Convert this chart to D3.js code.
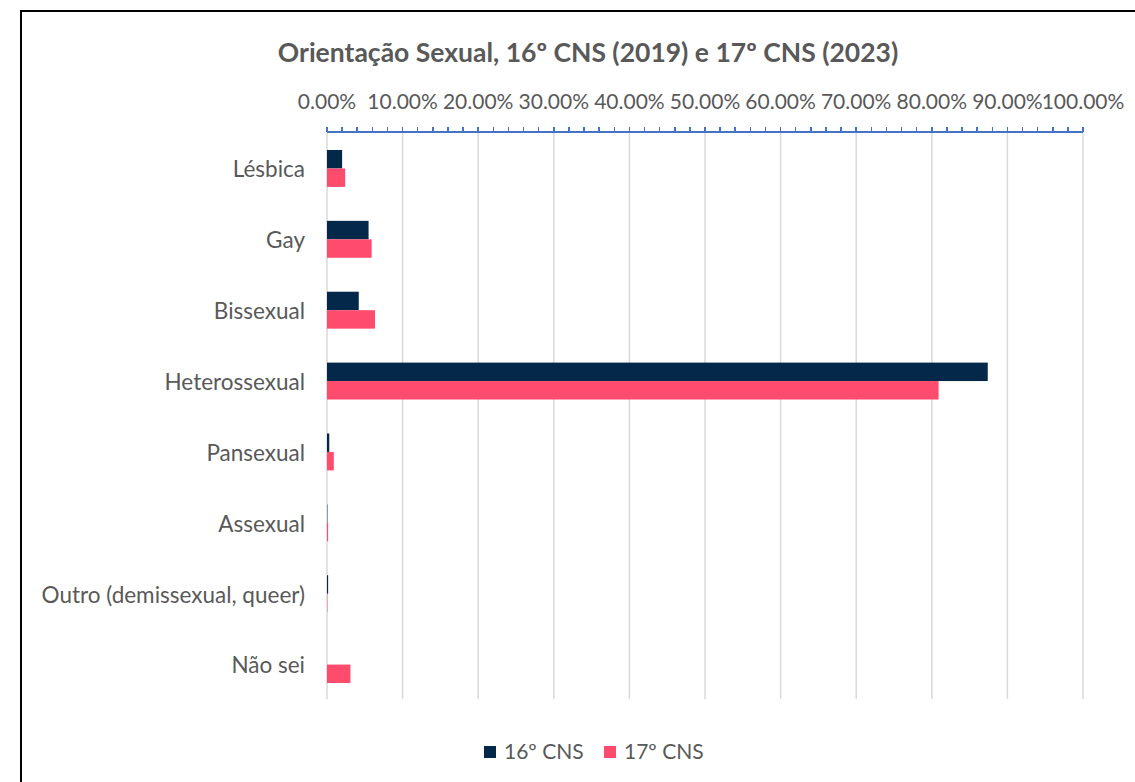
<!DOCTYPE html>
<meta charset="utf-8">
<head>
    <style>
        body { margin: 0; background: #fff; }
        text { font-family: Lato, "Open Sans", sans-serif; fill: #595959; }
        .grid line { stroke: #d9d9d9; stroke-width: 1.5px; }
        .axis path, .axis line { stroke: #4472c4; stroke-width: 1.5px; shape-rendering: crispEdges; }
    </style>
</head>
<body>
<script src="https://d3js.org/d3.v7.min.js"></script>
<script>
    // data
    var categories = ["Lésbica", "Gay", "Bissexual", "Heterossexual", "Pansexual", "Assexual",
        "Outro (demissexual, queer)", "Não sei"];
    var cns16 = [2.0, 5.5, 4.2, 87.4, 0.3, 0.05, 0.15, 0];
    var cns17 = [2.4, 5.9, 6.35, 80.9, 0.9, 0.15, 0.05, 3.1];
    var seriesNames = ["16º CNS", "17º CNS"];
    var colors = ["#03284a", "#ff4b6e"];
    var xTicks = [0, 10, 20, 30, 40, 50, 60, 70, 80, 90, 100];

    var W = 1135, H = 782;
    var plot = {left: 327, right: 1083, top: 132, bottom: 699};

    var svg = d3.select("body").append("svg")
        .attr("width", W)
        .attr("height", H);

    // outer frame (runs off the right and bottom edge)
    svg.append("rect")
        .attr("x", 21).attr("y", 11)
        .attr("width", 1200).attr("height", 900)
        .attr("fill", "#fff")
        .attr("stroke", "#000")
        .attr("stroke-width", 2);

    var x = d3.scaleLinear().domain([0, 100]).range([plot.left, plot.right]);
    var y = d3.scaleBand().domain(categories).range([plot.top, plot.bottom]);
    var inner = d3.scaleBand().domain(seriesNames).range([0, y.bandwidth()])
        .paddingInner(0).paddingOuter(0.92);

    // gridlines
    svg.append("g").attr("class", "grid")
        .selectAll("line")
        .data(xTicks)
        .enter().append("line")
        .attr("x1", d => x(d)).attr("x2", d => x(d))
        .attr("y1", plot.top).attr("y2", plot.bottom);

    // top axis with minor ticks
    var axis = svg.append("g").attr("class", "axis")
        .attr("transform", "translate(0," + plot.top + ")");
    axis.append("line")
        .attr("x1", plot.left).attr("x2", plot.right);
    axis.selectAll(".minor")
        .data(d3.range(0, 101, 2))
        .enter().append("line")
        .attr("x1", d => x(d)).attr("x2", d => x(d))
        .attr("y1", -5).attr("y2", 0);
    axis.selectAll(".lbl")
        .data(xTicks)
        .enter().append("text")
        .attr("x", d => x(d))
        .attr("y", -23)
        .attr("text-anchor", "middle")
        .style("font-size", "21px")
        .text(d => d.toFixed(2) + "%");

    // bars
    var series = [cns16, cns17];
    series.forEach(function (vals, si) {
        svg.append("g").selectAll("rect")
            .data(vals)
            .enter().append("rect")
            .attr("x", x(0))
            .attr("y", (d, i) => y(categories[i]) + inner(seriesNames[si]) + 1)
            .attr("width", d => x(d) - x(0))
            .attr("height", inner.bandwidth())
            .attr("fill", colors[si]);
    });

    // category labels
    svg.append("g").selectAll("text")
        .data(categories)
        .enter().append("text")
        .attr("x", 305)
        .attr("y", d => y(d) + y.bandwidth() / 2 + 2)
        .attr("dy", "0.35em")
        .attr("text-anchor", "end")
        .style("font-size", "22.5px")
        .text(d => d);

    // title
    svg.append("text")
        .attr("x", 588).attr("y", 62)
        .attr("text-anchor", "middle")
        .style("font-size", "26.5px")
        .style("font-weight", "bold")
        .text("Orientação Sexual, 16º CNS (2019) e 17º CNS (2023)");

    // legend
    var legendX = [484, 604];
    var lg = svg.append("g").selectAll("g")
        .data(seriesNames)
        .enter().append("g")
        .attr("transform", (d, i) => "translate(" + legendX[i] + ",746)");
    lg.append("rect")
        .attr("width", 12).attr("height", 12)
        .attr("fill", (d, i) => colors[i]);
    lg.append("text")
        .attr("x", 20).attr("y", 6)
        .attr("dy", "0.35em")
        .style("font-size", "21px")
        .text(d => d);
</script>
</body>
---+---
**PROMPT:**
Set every line down exactly as written, leaving each picture out.

**REPLY:**
Convert this chart to D3.js code.
<!DOCTYPE html>
<meta charset="utf-8">
<head>
    <style>
        body { margin: 0; background: #fff; }
        text { font-family: Lato, "Open Sans", sans-serif; fill: #595959; }
        .grid line { stroke: #d9d9d9; stroke-width: 1.5px; }
        .axis path, .axis line { stroke: #4472c4; stroke-width: 1.5px; shape-rendering: crispEdges; }
    </style>
</head>
<body>
<script src="https://d3js.org/d3.v7.min.js"></script>
<script>
    // data
    var categories = ["Lésbica", "Gay", "Bissexual", "Heterossexual", "Pansexual", "Assexual",
        "Outro (demissexual, queer)", "Não sei"];
    var cns16 = [2.0, 5.5, 4.2, 87.4, 0.3, 0.05, 0.15, 0];
    var cns17 = [2.4, 5.9, 6.35, 80.9, 0.9, 0.15, 0.05, 3.1];
    var seriesNames = ["16º CNS", "17º CNS"];
    var colors = ["#03284a", "#ff4b6e"];
    var xTicks = [0, 10, 20, 30, 40, 50, 60, 70, 80, 90, 100];

    var W = 1135, H = 782;
    var plot = {left: 327, right: 1083, top: 132, bottom: 699};

    var svg = d3.select("body").append("svg")
        .attr("width", W)
        .attr("height", H);

    // outer frame (runs off the right and bottom edge)
    svg.append("rect")
        .attr("x", 21).attr("y", 11)
        .attr("width", 1200).attr("height", 900)
        .attr("fill", "#fff")
        .attr("stroke", "#000")
        .attr("stroke-width", 2);

    var x = d3.scaleLinear().domain([0, 100]).range([plot.left, plot.right]);
    var y = d3.scaleBand().domain(categories).range([plot.top, plot.bottom]);
    var inner = d3.scaleBand().domain(seriesNames).range([0, y.bandwidth()])
        .paddingInner(0).paddingOuter(0.92);

    // gridlines
    svg.append("g").attr("class", "grid")
        .selectAll("line")
        .data(xTicks)
        .enter().append("line")
        .attr("x1", d => x(d)).attr("x2", d => x(d))
        .attr("y1", plot.top).attr("y2", plot.bottom);

    // top axis with minor ticks
    var axis = svg.append("g").attr("class", "axis")
        .attr("transform", "translate(0," + plot.top + ")");
    axis.append("line")
        .attr("x1", plot.left).attr("x2", plot.right);
    axis.selectAll(".minor")
        .data(d3.range(0, 101, 2))
        .enter().append("line")
        .attr("x1", d => x(d)).attr("x2", d => x(d))
        .attr("y1", -5).attr("y2", 0);
    axis.selectAll(".lbl")
        .data(xTicks)
        .enter().append("text")
        .attr("x", d => x(d))
        .attr("y", -23)
        .attr("text-anchor", "middle")
        .style("font-size", "21px")
        .text(d => d.toFixed(2) + "%");

    // bars
    var series = [cns16, cns17];
    series.forEach(function (vals, si) {
        svg.append("g").selectAll("rect")
            .data(vals)
            .enter().append("rect")
            .attr("x", x(0))
            .attr("y", (d, i) => y(categories[i]) + inner(seriesNames[si]) + 1)
            .attr("width", d => x(d) - x(0))
            .attr("height", inner.bandwidth())
            .attr("fill", colors[si]);
    });

    // category labels
    svg.append("g").selectAll("text")
        .data(categories)
        .enter().append("text")
        .attr("x", 305)
        .attr("y", d => y(d) + y.bandwidth() / 2 + 2)
        .attr("dy", "0.35em")
        .attr("text-anchor", "end")
        .style("font-size", "22.5px")
        .text(d => d);

    // title
    svg.append("text")
        .attr("x", 588).attr("y", 62)
        .attr("text-anchor", "middle")
        .style("font-size", "26.5px")
        .style("font-weight", "bold")
        .text("Orientação Sexual, 16º CNS (2019) e 17º CNS (2023)");

    // legend
    var legendX = [484, 604];
    var lg = svg.append("g").selectAll("g")
        .data(seriesNames)
        .enter().append("g")
        .attr("transform", (d, i) => "translate(" + legendX[i] + ",746)");
    lg.append("rect")
        .attr("width", 12).attr("height", 12)
        .attr("fill", (d, i) => colors[i]);
    lg.append("text")
        .attr("x", 20).attr("y", 6)
        .attr("dy", "0.35em")
        .style("font-size", "21px")
        .text(d => d);
</script>
</body>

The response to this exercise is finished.